Give the data a second time, exactly and in full.

↓↓↓

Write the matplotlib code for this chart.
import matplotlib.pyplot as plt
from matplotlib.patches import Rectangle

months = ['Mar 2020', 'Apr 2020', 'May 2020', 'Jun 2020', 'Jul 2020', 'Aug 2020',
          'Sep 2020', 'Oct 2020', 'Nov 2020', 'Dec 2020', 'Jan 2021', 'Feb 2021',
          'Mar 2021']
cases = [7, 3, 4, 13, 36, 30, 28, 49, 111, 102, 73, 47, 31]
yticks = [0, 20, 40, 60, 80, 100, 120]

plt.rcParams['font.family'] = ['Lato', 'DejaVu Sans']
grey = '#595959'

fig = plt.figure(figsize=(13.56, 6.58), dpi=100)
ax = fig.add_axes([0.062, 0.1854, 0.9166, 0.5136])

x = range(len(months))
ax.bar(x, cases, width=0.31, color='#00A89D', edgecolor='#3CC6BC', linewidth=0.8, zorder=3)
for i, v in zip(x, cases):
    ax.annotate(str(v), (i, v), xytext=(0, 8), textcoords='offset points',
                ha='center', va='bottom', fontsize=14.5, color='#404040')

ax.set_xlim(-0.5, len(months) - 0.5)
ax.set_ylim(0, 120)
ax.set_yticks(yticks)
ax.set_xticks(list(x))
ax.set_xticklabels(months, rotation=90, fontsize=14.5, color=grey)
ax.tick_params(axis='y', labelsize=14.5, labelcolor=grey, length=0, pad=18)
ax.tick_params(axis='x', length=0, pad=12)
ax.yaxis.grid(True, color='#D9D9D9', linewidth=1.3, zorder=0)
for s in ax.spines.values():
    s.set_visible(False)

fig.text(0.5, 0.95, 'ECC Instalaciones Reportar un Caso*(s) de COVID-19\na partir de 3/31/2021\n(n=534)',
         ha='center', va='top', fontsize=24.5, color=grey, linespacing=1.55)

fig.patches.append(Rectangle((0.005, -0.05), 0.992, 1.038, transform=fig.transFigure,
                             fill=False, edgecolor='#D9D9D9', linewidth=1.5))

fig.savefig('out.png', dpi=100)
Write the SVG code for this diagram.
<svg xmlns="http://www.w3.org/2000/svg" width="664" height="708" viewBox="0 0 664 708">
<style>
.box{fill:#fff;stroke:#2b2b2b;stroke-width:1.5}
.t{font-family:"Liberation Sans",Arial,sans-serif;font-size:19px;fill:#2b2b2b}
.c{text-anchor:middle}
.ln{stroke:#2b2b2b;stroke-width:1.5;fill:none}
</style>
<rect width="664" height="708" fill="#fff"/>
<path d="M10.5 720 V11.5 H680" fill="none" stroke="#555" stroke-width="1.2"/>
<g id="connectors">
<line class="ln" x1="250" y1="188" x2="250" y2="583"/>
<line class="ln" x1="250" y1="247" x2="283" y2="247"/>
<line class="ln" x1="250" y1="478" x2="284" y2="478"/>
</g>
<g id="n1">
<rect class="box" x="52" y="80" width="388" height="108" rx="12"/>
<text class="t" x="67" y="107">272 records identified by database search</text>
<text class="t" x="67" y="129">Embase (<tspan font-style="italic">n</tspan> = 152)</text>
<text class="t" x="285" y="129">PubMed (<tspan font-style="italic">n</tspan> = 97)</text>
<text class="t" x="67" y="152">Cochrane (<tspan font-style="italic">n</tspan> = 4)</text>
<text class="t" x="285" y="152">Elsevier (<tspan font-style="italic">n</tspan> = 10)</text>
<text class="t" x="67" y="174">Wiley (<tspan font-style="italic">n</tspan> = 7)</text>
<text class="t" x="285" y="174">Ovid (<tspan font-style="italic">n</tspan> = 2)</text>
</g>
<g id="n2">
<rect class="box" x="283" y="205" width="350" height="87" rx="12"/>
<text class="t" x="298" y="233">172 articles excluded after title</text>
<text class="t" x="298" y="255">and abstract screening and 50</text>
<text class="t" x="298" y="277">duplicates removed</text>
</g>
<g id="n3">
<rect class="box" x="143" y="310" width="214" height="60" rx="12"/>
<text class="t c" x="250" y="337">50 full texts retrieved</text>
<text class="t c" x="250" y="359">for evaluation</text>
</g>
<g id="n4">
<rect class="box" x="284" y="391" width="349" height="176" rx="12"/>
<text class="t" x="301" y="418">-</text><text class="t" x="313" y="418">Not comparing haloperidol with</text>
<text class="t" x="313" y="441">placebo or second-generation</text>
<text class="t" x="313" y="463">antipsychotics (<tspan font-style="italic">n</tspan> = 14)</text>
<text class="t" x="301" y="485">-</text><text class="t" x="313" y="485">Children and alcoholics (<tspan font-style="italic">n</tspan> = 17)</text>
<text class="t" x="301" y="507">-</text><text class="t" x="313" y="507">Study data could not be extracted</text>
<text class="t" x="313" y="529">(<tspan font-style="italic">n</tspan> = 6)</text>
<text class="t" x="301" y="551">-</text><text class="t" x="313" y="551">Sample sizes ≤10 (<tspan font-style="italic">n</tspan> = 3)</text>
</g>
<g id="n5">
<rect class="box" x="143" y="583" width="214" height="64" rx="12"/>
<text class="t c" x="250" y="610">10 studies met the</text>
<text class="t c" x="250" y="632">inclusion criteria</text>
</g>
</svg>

↑↑↑

--- Answer ---
Write the matplotlib code for this chart.
import matplotlib.pyplot as plt
from matplotlib.patches import Rectangle

months = ['Mar 2020', 'Apr 2020', 'May 2020', 'Jun 2020', 'Jul 2020', 'Aug 2020',
          'Sep 2020', 'Oct 2020', 'Nov 2020', 'Dec 2020', 'Jan 2021', 'Feb 2021',
          'Mar 2021']
cases = [7, 3, 4, 13, 36, 30, 28, 49, 111, 102, 73, 47, 31]
yticks = [0, 20, 40, 60, 80, 100, 120]

plt.rcParams['font.family'] = ['Lato', 'DejaVu Sans']
grey = '#595959'

fig = plt.figure(figsize=(13.56, 6.58), dpi=100)
ax = fig.add_axes([0.062, 0.1854, 0.9166, 0.5136])

x = range(len(months))
ax.bar(x, cases, width=0.31, color='#00A89D', edgecolor='#3CC6BC', linewidth=0.8, zorder=3)
for i, v in zip(x, cases):
    ax.annotate(str(v), (i, v), xytext=(0, 8), textcoords='offset points',
                ha='center', va='bottom', fontsize=14.5, color='#404040')

ax.set_xlim(-0.5, len(months) - 0.5)
ax.set_ylim(0, 120)
ax.set_yticks(yticks)
ax.set_xticks(list(x))
ax.set_xticklabels(months, rotation=90, fontsize=14.5, color=grey)
ax.tick_params(axis='y', labelsize=14.5, labelcolor=grey, length=0, pad=18)
ax.tick_params(axis='x', length=0, pad=12)
ax.yaxis.grid(True, color='#D9D9D9', linewidth=1.3, zorder=0)
for s in ax.spines.values():
    s.set_visible(False)

fig.text(0.5, 0.95, 'ECC Instalaciones Reportar un Caso*(s) de COVID-19\na partir de 3/31/2021\n(n=534)',
         ha='center', va='top', fontsize=24.5, color=grey, linespacing=1.55)

fig.patches.append(Rectangle((0.005, -0.05), 0.992, 1.038, transform=fig.transFigure,
                             fill=False, edgecolor='#D9D9D9', linewidth=1.5))

fig.savefig('out.png', dpi=100)
Write the SVG code for this diagram.
<svg xmlns="http://www.w3.org/2000/svg" width="664" height="708" viewBox="0 0 664 708">
<style>
.box{fill:#fff;stroke:#2b2b2b;stroke-width:1.5}
.t{font-family:"Liberation Sans",Arial,sans-serif;font-size:19px;fill:#2b2b2b}
.c{text-anchor:middle}
.ln{stroke:#2b2b2b;stroke-width:1.5;fill:none}
</style>
<rect width="664" height="708" fill="#fff"/>
<path d="M10.5 720 V11.5 H680" fill="none" stroke="#555" stroke-width="1.2"/>
<g id="connectors">
<line class="ln" x1="250" y1="188" x2="250" y2="583"/>
<line class="ln" x1="250" y1="247" x2="283" y2="247"/>
<line class="ln" x1="250" y1="478" x2="284" y2="478"/>
</g>
<g id="n1">
<rect class="box" x="52" y="80" width="388" height="108" rx="12"/>
<text class="t" x="67" y="107">272 records identified by database search</text>
<text class="t" x="67" y="129">Embase (<tspan font-style="italic">n</tspan> = 152)</text>
<text class="t" x="285" y="129">PubMed (<tspan font-style="italic">n</tspan> = 97)</text>
<text class="t" x="67" y="152">Cochrane (<tspan font-style="italic">n</tspan> = 4)</text>
<text class="t" x="285" y="152">Elsevier (<tspan font-style="italic">n</tspan> = 10)</text>
<text class="t" x="67" y="174">Wiley (<tspan font-style="italic">n</tspan> = 7)</text>
<text class="t" x="285" y="174">Ovid (<tspan font-style="italic">n</tspan> = 2)</text>
</g>
<g id="n2">
<rect class="box" x="283" y="205" width="350" height="87" rx="12"/>
<text class="t" x="298" y="233">172 articles excluded after title</text>
<text class="t" x="298" y="255">and abstract screening and 50</text>
<text class="t" x="298" y="277">duplicates removed</text>
</g>
<g id="n3">
<rect class="box" x="143" y="310" width="214" height="60" rx="12"/>
<text class="t c" x="250" y="337">50 full texts retrieved</text>
<text class="t c" x="250" y="359">for evaluation</text>
</g>
<g id="n4">
<rect class="box" x="284" y="391" width="349" height="176" rx="12"/>
<text class="t" x="301" y="418">-</text><text class="t" x="313" y="418">Not comparing haloperidol with</text>
<text class="t" x="313" y="441">placebo or second-generation</text>
<text class="t" x="313" y="463">antipsychotics (<tspan font-style="italic">n</tspan> = 14)</text>
<text class="t" x="301" y="485">-</text><text class="t" x="313" y="485">Children and alcoholics (<tspan font-style="italic">n</tspan> = 17)</text>
<text class="t" x="301" y="507">-</text><text class="t" x="313" y="507">Study data could not be extracted</text>
<text class="t" x="313" y="529">(<tspan font-style="italic">n</tspan> = 6)</text>
<text class="t" x="301" y="551">-</text><text class="t" x="313" y="551">Sample sizes ≤10 (<tspan font-style="italic">n</tspan> = 3)</text>
</g>
<g id="n5">
<rect class="box" x="143" y="583" width="214" height="64" rx="12"/>
<text class="t c" x="250" y="610">10 studies met the</text>
<text class="t c" x="250" y="632">inclusion criteria</text>
</g>
</svg>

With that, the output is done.